#### Problem statement:
Restate the full listing word for word and leave the pictures out.

===== Data section =====

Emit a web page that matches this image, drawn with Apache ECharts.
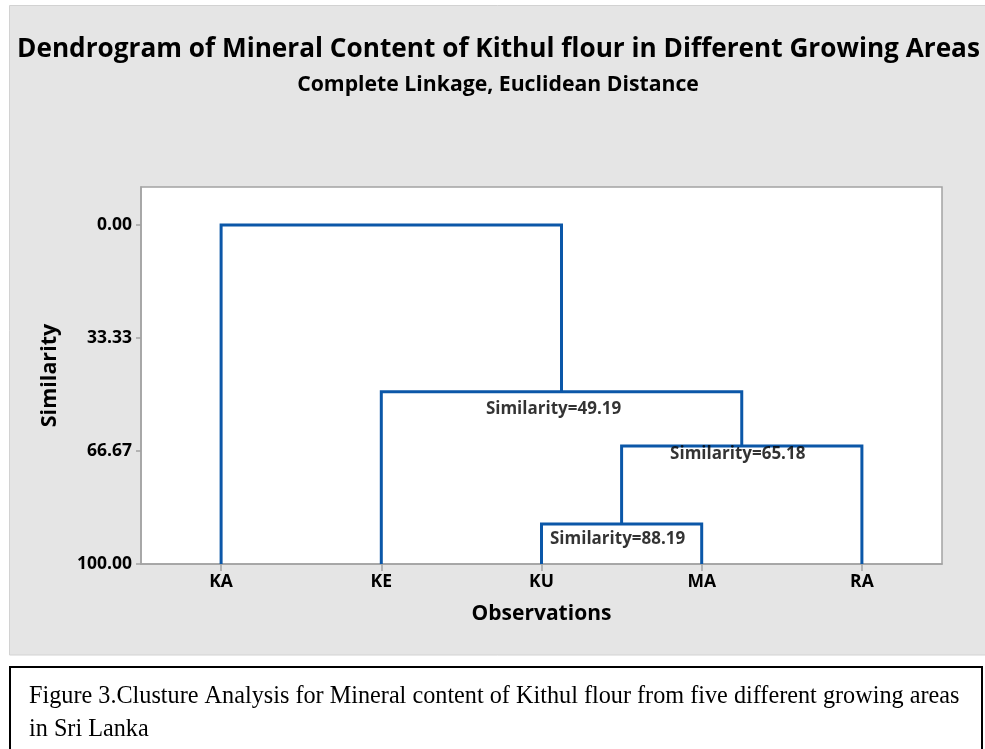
<!DOCTYPE html>
<html>
<head>
<meta charset="utf-8">
<script src="https://cdn.jsdelivr.net/npm/echarts@6/dist/echarts.min.js"></script>
<style>
html,body{margin:0;padding:0;background:#ffffff;}
#chart{width:985px;height:749px;}
</style>
</head>
<body>
<div id="chart"></div>
<script>
// ---- data ----
const categories = ['KA', 'KE', 'KU', 'MA', 'RA'];
// linkage steps: nodes 0-4 are the observations, node 5+k is the cluster made at step k
const mergeLeft = [2, 5, 1, 0];
const mergeRight = [3, 4, 6, 7];
const mergeSimilarity = [88.19, 65.18, 49.19, 0.00];
const mergeLabels = ['Similarity=88.19', 'Similarity=65.18', 'Similarity=49.19', ''];
const yTickValues = [0, 33.33, 66.67, 100];

const titleText = 'Dendrogram of Mineral Content of Kithul flour in Different Growing Areas';
const subtitleText = 'Complete Linkage, Euclidean Distance';
const captionLines = [
  'Figure 3.Clusture Analysis for Mineral content of Kithul flour from five different growing areas',
  'in Sri Lanka'
];

// ---- helpers ----
const FONT = '"Open Sans", "Noto Sans", sans-serif';
const SERIF = '"Liberation Serif", "Times New Roman", serif';
const ctx = document.createElement('canvas').getContext('2d');
function fitSize(text, family, weight, width) {
  ctx.font = weight + ' 100px ' + family;
  return 100 * width / ctx.measureText(text).width;
}

// node positions from the linkage
const nodeX = categories.map((_, i) => i);
const nodeY = categories.map(() => 100);
const segs = [];
const labelPts = [];
for (let k = 0; k < mergeLeft.length; k++) {
  const a = mergeLeft[k], b = mergeRight[k], h = mergeSimilarity[k];
  segs.push([[nodeX[a], nodeY[a]], [nodeX[a], h], [nodeX[b], h], [nodeX[b], nodeY[b]]]);
  nodeX.push((nodeX[a] + nodeX[b]) / 2);
  nodeY.push(h);
  if (mergeLabels[k]) labelPts.push({ value: [(nodeX[a] + nodeX[b]) / 2, h], name: mergeLabels[k] });
}
const labelOffsets = [[-4, 15], [-4, 8], [-8, 17]];

const BLUE = '#0b57a8';
const AXIS_GRAY = '#a3a3a3';
const INK = '#000000';

const series = segs.map(s => ({
  type: 'line',
  data: s,
  symbol: 'none',
  silent: true,
  animation: false,
  lineStyle: { color: BLUE, width: 3, join: 'miter', cap: 'butt' },
  z: 3
}));
series.push({
  type: 'scatter',
  data: labelPts.map((p, i) => ({
    value: p.value,
    name: p.name,
    label: { offset: labelOffsets[i] }
  })),
  symbolSize: 0,
  silent: true,
  animation: false,
  z: 4,
  label: {
    show: true,
    position: 'inside',
    formatter: p => p.name,
    color: INK,
    fontFamily: FONT,
    fontWeight: 'bold',
    fontSize: 17
  }
});

const titleSize = fitSize(titleText, FONT, 'bold', 963);
const subSize = fitSize(subtitleText, FONT, 'bold', 402);
const capSize = fitSize(captionLines[0], SERIF, 'normal', 931);

const chart = echarts.init(document.getElementById('chart'), null, { renderer: 'canvas' });
chart.setOption({
  backgroundColor: '#ffffff',
  animation: false,
  title: [
    {
      text: titleText, left: 498.5, top: 54 - titleSize * 0.68, textAlign: 'center', padding: 0,
      textStyle: { fontFamily: FONT, fontWeight: 'bold', fontSize: titleSize, color: INK }
    },
    {
      text: subtitleText, left: 498, top: 89 - subSize * 0.68, textAlign: 'center', padding: 0,
      textStyle: { fontFamily: FONT, fontWeight: 'bold', fontSize: subSize, color: INK }
    }
  ],
  graphic: [
    {
      type: 'rect', z: -100, silent: true,
      shape: { x: 9.5, y: 5.5, width: 990, height: 649.5 },
      style: { fill: '#e5e5e5', stroke: '#d2d2d2', lineWidth: 1 }
    },
    {
      type: 'rect', z: -100, silent: true,
      shape: { x: 10, y: 667, width: 972, height: 100 },
      style: { fill: '#ffffff', stroke: '#000000', lineWidth: 2 }
    },
    {
      type: 'text', silent: true, x: 29, y: 697,
      style: { text: captionLines[0], font: 'normal ' + capSize + 'px ' + SERIF, fill: '#000', verticalAlign: 'middle', align: 'left' }
    },
    {
      type: 'text', silent: true, x: 29, y: 730,
      style: { text: captionLines[1], font: 'normal ' + capSize + 'px ' + SERIF, fill: '#000', verticalAlign: 'middle', align: 'left' }
    }
  ],
  grid: {
    left: 141, top: 187, width: 801, height: 377,
    show: true, backgroundColor: '#ffffff', borderColor: AXIS_GRAY, borderWidth: 1.5,
    containLabel: false
  },
  xAxis: {
    type: 'value', min: -0.5, max: 4.5,
    name: 'Observations', nameLocation: 'middle', nameGap: 40,
    nameTextStyle: { fontFamily: FONT, fontWeight: 'bold', fontSize: 21, color: INK },
    axisLine: { show: true, onZero: false, lineStyle: { color: AXIS_GRAY, width: 1.5 } },
    axisTick: { show: true, length: 7, customValues: categories.map((_, i) => i), lineStyle: { color: AXIS_GRAY, width: 1.5 } },
    axisLabel: {
      customValues: categories.map((_, i) => i),
      formatter: v => categories[Math.round(v)] || '',
      margin: 9, fontFamily: FONT, fontWeight: 'bold', fontSize: 17.5, color: INK
    },
    splitLine: { show: false }
  },
  yAxis: {
    type: 'value', inverse: true, min: -11.2, max: 100,
    name: 'Similarity', nameLocation: 'middle', nameGap: 80, nameRotate: 90,
    nameTextStyle: { fontFamily: FONT, fontWeight: 'bold', fontSize: 21.5, color: INK },
    axisLine: { show: true, onZero: false, lineStyle: { color: AXIS_GRAY, width: 1.5 } },
    axisTick: { show: true, length: 5, customValues: yTickValues, lineStyle: { color: AXIS_GRAY, width: 1.5 } },
    axisLabel: {
      customValues: yTickValues,
      formatter: v => Number(v).toFixed(2),
      margin: 9, fontFamily: FONT, fontWeight: 'bold', fontSize: 17.5, color: INK
    },
    splitLine: { show: false }
  },
  series: series
});
</script>
</body>
</html>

=====

#### Exercise solution:
Emit a web page that matches this image, drawn with Apache ECharts.
<!DOCTYPE html>
<html>
<head>
<meta charset="utf-8">
<script src="https://cdn.jsdelivr.net/npm/echarts@6/dist/echarts.min.js"></script>
<style>
html,body{margin:0;padding:0;background:#ffffff;}
#chart{width:985px;height:749px;}
</style>
</head>
<body>
<div id="chart"></div>
<script>
// ---- data ----
const categories = ['KA', 'KE', 'KU', 'MA', 'RA'];
// linkage steps: nodes 0-4 are the observations, node 5+k is the cluster made at step k
const mergeLeft = [2, 5, 1, 0];
const mergeRight = [3, 4, 6, 7];
const mergeSimilarity = [88.19, 65.18, 49.19, 0.00];
const mergeLabels = ['Similarity=88.19', 'Similarity=65.18', 'Similarity=49.19', ''];
const yTickValues = [0, 33.33, 66.67, 100];

const titleText = 'Dendrogram of Mineral Content of Kithul flour in Different Growing Areas';
const subtitleText = 'Complete Linkage, Euclidean Distance';
const captionLines = [
  'Figure 3.Clusture Analysis for Mineral content of Kithul flour from five different growing areas',
  'in Sri Lanka'
];

// ---- helpers ----
const FONT = '"Open Sans", "Noto Sans", sans-serif';
const SERIF = '"Liberation Serif", "Times New Roman", serif';
const ctx = document.createElement('canvas').getContext('2d');
function fitSize(text, family, weight, width) {
  ctx.font = weight + ' 100px ' + family;
  return 100 * width / ctx.measureText(text).width;
}

// node positions from the linkage
const nodeX = categories.map((_, i) => i);
const nodeY = categories.map(() => 100);
const segs = [];
const labelPts = [];
for (let k = 0; k < mergeLeft.length; k++) {
  const a = mergeLeft[k], b = mergeRight[k], h = mergeSimilarity[k];
  segs.push([[nodeX[a], nodeY[a]], [nodeX[a], h], [nodeX[b], h], [nodeX[b], nodeY[b]]]);
  nodeX.push((nodeX[a] + nodeX[b]) / 2);
  nodeY.push(h);
  if (mergeLabels[k]) labelPts.push({ value: [(nodeX[a] + nodeX[b]) / 2, h], name: mergeLabels[k] });
}
const labelOffsets = [[-4, 15], [-4, 8], [-8, 17]];

const BLUE = '#0b57a8';
const AXIS_GRAY = '#a3a3a3';
const INK = '#000000';

const series = segs.map(s => ({
  type: 'line',
  data: s,
  symbol: 'none',
  silent: true,
  animation: false,
  lineStyle: { color: BLUE, width: 3, join: 'miter', cap: 'butt' },
  z: 3
}));
series.push({
  type: 'scatter',
  data: labelPts.map((p, i) => ({
    value: p.value,
    name: p.name,
    label: { offset: labelOffsets[i] }
  })),
  symbolSize: 0,
  silent: true,
  animation: false,
  z: 4,
  label: {
    show: true,
    position: 'inside',
    formatter: p => p.name,
    color: INK,
    fontFamily: FONT,
    fontWeight: 'bold',
    fontSize: 17
  }
});

const titleSize = fitSize(titleText, FONT, 'bold', 963);
const subSize = fitSize(subtitleText, FONT, 'bold', 402);
const capSize = fitSize(captionLines[0], SERIF, 'normal', 931);

const chart = echarts.init(document.getElementById('chart'), null, { renderer: 'canvas' });
chart.setOption({
  backgroundColor: '#ffffff',
  animation: false,
  title: [
    {
      text: titleText, left: 498.5, top: 54 - titleSize * 0.68, textAlign: 'center', padding: 0,
      textStyle: { fontFamily: FONT, fontWeight: 'bold', fontSize: titleSize, color: INK }
    },
    {
      text: subtitleText, left: 498, top: 89 - subSize * 0.68, textAlign: 'center', padding: 0,
      textStyle: { fontFamily: FONT, fontWeight: 'bold', fontSize: subSize, color: INK }
    }
  ],
  graphic: [
    {
      type: 'rect', z: -100, silent: true,
      shape: { x: 9.5, y: 5.5, width: 990, height: 649.5 },
      style: { fill: '#e5e5e5', stroke: '#d2d2d2', lineWidth: 1 }
    },
    {
      type: 'rect', z: -100, silent: true,
      shape: { x: 10, y: 667, width: 972, height: 100 },
      style: { fill: '#ffffff', stroke: '#000000', lineWidth: 2 }
    },
    {
      type: 'text', silent: true, x: 29, y: 697,
      style: { text: captionLines[0], font: 'normal ' + capSize + 'px ' + SERIF, fill: '#000', verticalAlign: 'middle', align: 'left' }
    },
    {
      type: 'text', silent: true, x: 29, y: 730,
      style: { text: captionLines[1], font: 'normal ' + capSize + 'px ' + SERIF, fill: '#000', verticalAlign: 'middle', align: 'left' }
    }
  ],
  grid: {
    left: 141, top: 187, width: 801, height: 377,
    show: true, backgroundColor: '#ffffff', borderColor: AXIS_GRAY, borderWidth: 1.5,
    containLabel: false
  },
  xAxis: {
    type: 'value', min: -0.5, max: 4.5,
    name: 'Observations', nameLocation: 'middle', nameGap: 40,
    nameTextStyle: { fontFamily: FONT, fontWeight: 'bold', fontSize: 21, color: INK },
    axisLine: { show: true, onZero: false, lineStyle: { color: AXIS_GRAY, width: 1.5 } },
    axisTick: { show: true, length: 7, customValues: categories.map((_, i) => i), lineStyle: { color: AXIS_GRAY, width: 1.5 } },
    axisLabel: {
      customValues: categories.map((_, i) => i),
      formatter: v => categories[Math.round(v)] || '',
      margin: 9, fontFamily: FONT, fontWeight: 'bold', fontSize: 17.5, color: INK
    },
    splitLine: { show: false }
  },
  yAxis: {
    type: 'value', inverse: true, min: -11.2, max: 100,
    name: 'Similarity', nameLocation: 'middle', nameGap: 80, nameRotate: 90,
    nameTextStyle: { fontFamily: FONT, fontWeight: 'bold', fontSize: 21.5, color: INK },
    axisLine: { show: true, onZero: false, lineStyle: { color: AXIS_GRAY, width: 1.5 } },
    axisTick: { show: true, length: 5, customValues: yTickValues, lineStyle: { color: AXIS_GRAY, width: 1.5 } },
    axisLabel: {
      customValues: yTickValues,
      formatter: v => Number(v).toFixed(2),
      margin: 9, fontFamily: FONT, fontWeight: 'bold', fontSize: 17.5, color: INK
    },
    splitLine: { show: false }
  },
  series: series
});
</script>
</body>
</html>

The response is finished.